Parys Mountain Windmill is a Grade II listed building located on the highest point of Parys Mountain near Amlwch, Anglesey, Wales. The structure was built in 1878 to assist a local copper mine in the removal of water from mine shafts. It was the last tower mill built in Wales. The windmill remained in use until the mine's closure in 1904.

==History==
The area around Parys Mountain has been mined for copper for several centuries. A substantial source of copper ore was discovered in 1768 and the site quickly developed into the world's largest copper mine. As the mine progressed, its shafts were sunk further into the ground and the need for the removal of water increased. This was initially done by hand and later by steam engine.
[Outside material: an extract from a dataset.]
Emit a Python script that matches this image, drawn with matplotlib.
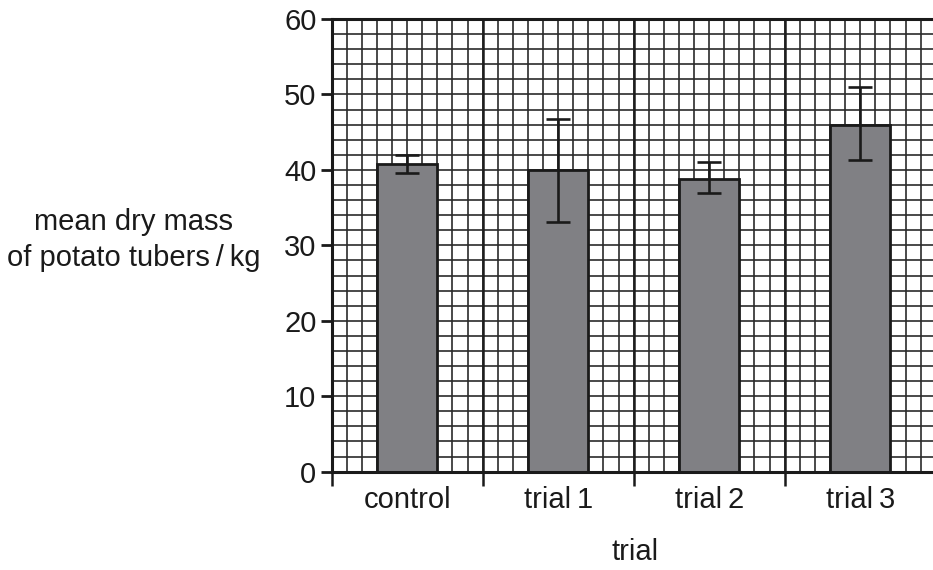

In order to save money on the coal required to power the engines, the Parys Mountain Windmill was constructed in 1878, around 200 m the mine, to replace the engines. The windmill was the last tower mill built in Wales. It was also used to remove ore from the shafts and lift machinery in and out for miners.

The windmill was unusual in that it featured five sails, the only windmill in Anglesey that was constructed in this way; typically windmills are built with four. It was also constructed with three doorways. The site remained in production for more than two decades before it eventually closed in 1904. The windmill fell into a state of disrepair and, by the end of the 1920, was described as a "capless shell".

==Geography==
The Parys Mountain Windmill is located at the top of Parys Mountain and is visible for miles around. The structure was built at the mountain's highest point, 138 m above sea level. The Royal Commission on the Ancient and Historical Monuments of Wales reports that a survey of the structure, undertaken in 1975, noted that it measured 10.8 m high and featured a 2.3 m deep cellar.